Friday, January 06, 2006

Averroes and the Theater

The Argentinian writer Jorge Luis Borges portrayed the scholar in 'Averroës' Search' (The Aleph, 1949) at work in his library, trying solve the enigma of the words "tragedy" and "comedy". Eventually he writes that tragedy means "panegyric," and that comedy means "satire." Too loyal to Islam, he cannot break circle of his own culture. One of Borges's sources was the French critic and historian Ernest Rénan (1823-1892), who argued in his study Averroès et l'averroïsme (1852) that Averroes' paraphrase of the Poetics of Aristotle evinces ignorance of Greek Literature. "Averroës's blunders in matters of Greek literature cannot but make one smile. He imagines that tragedy is nothing more than the art of encomium, comedy the art of censure; he then claims to find tragedies and comedies in the Arabic panegyrics and satires, and even in the Koran!" Borges's story is a postmodern fiction-about-fiction.
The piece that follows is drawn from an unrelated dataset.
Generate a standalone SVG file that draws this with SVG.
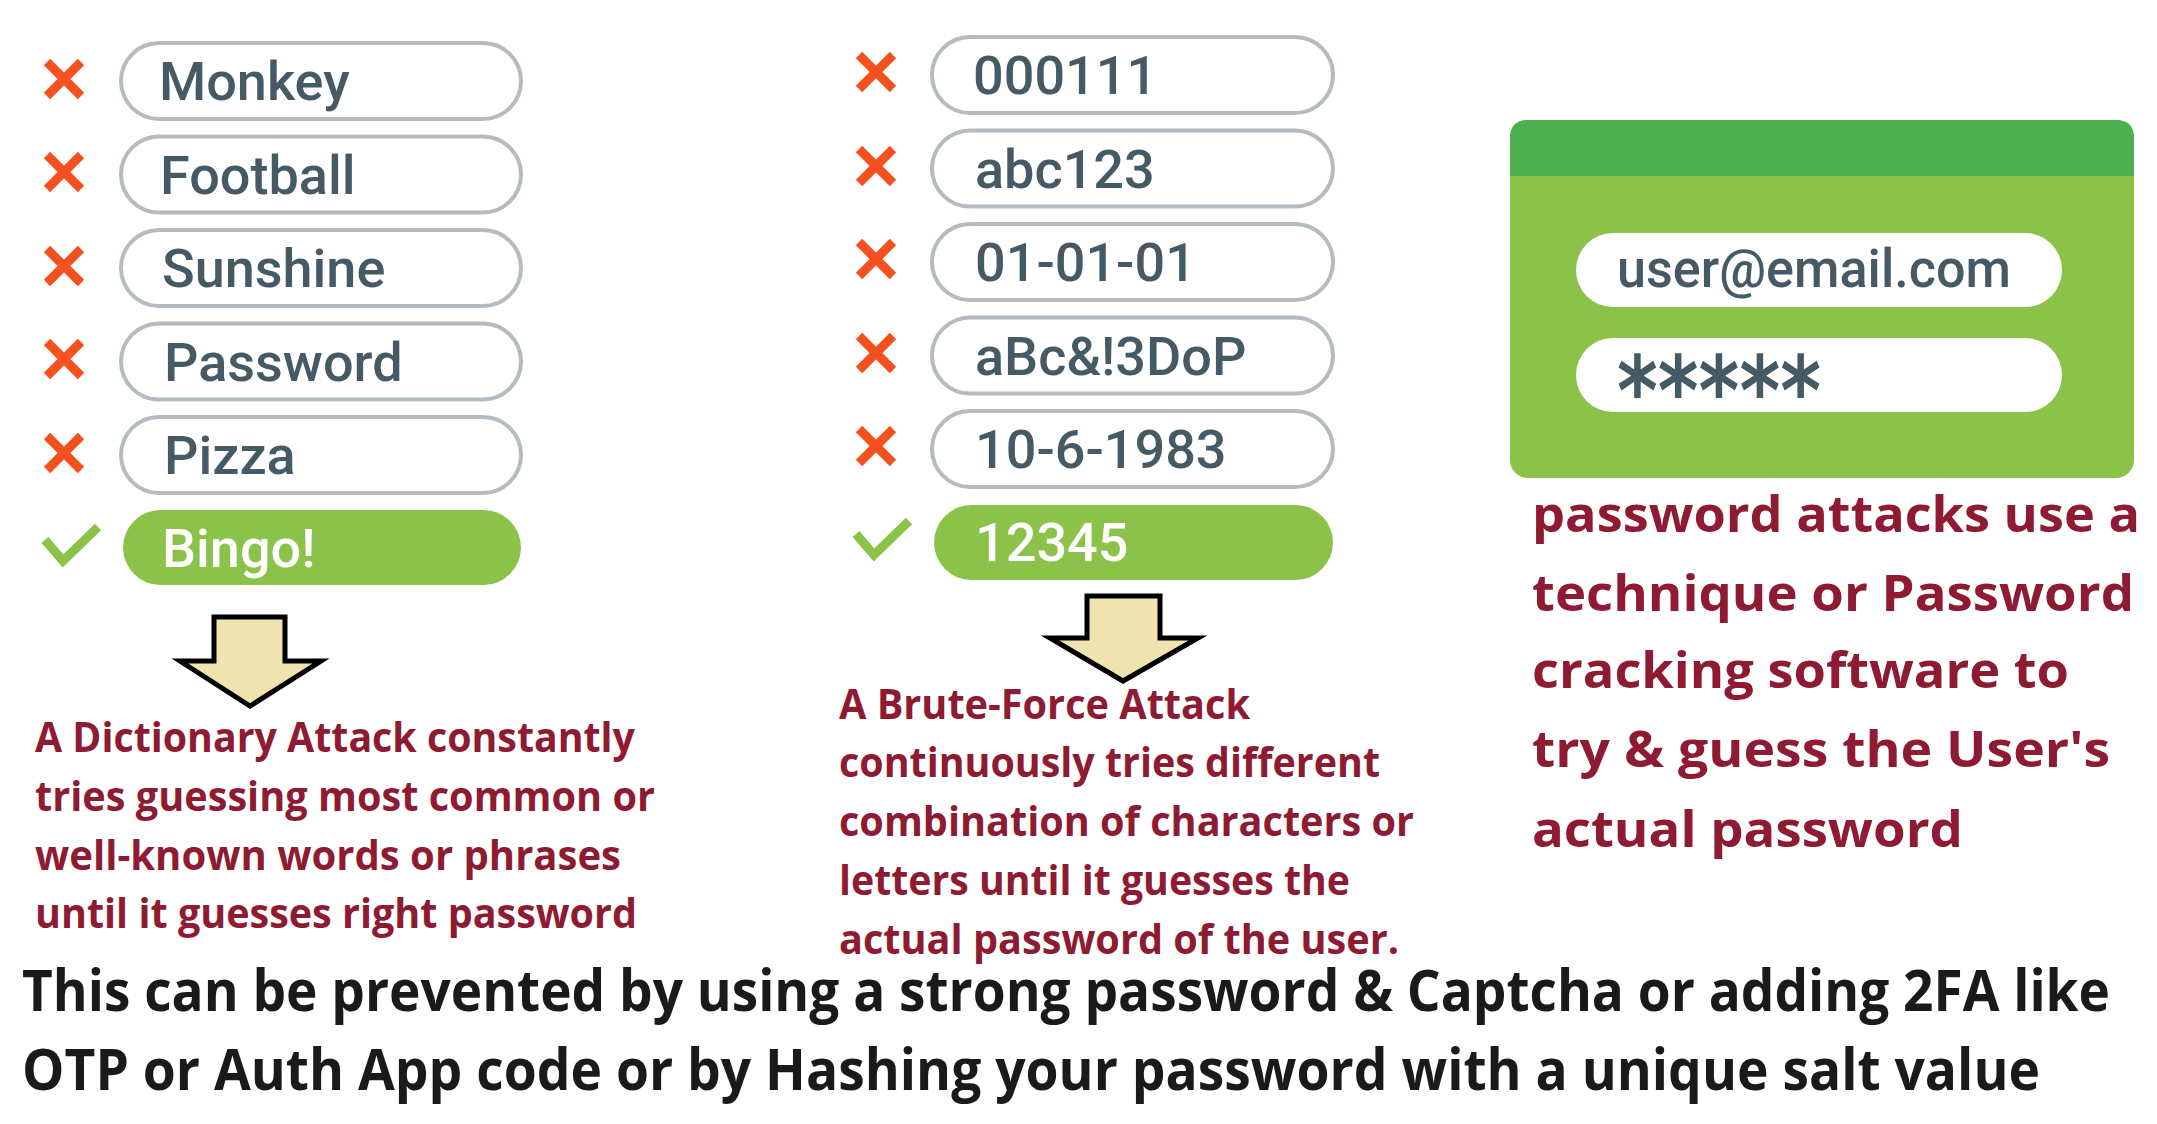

At the end Averroes vanishes, to give room to the voice of the author, who explains that he tried to narrate the process of failure, but on the last page he felt that "Averroës, trying to imagine what a play is without ever having suspected what a theater is, was no more absurd than I, trying to imagine Averröes yet with no more material than a few snatches from Renan, Lane, and Asín Palacios."
via Pegasos


I shall leave unsaid whether this lack of theater, if there was indeed such a lack, says anything deeper about Islamic culture.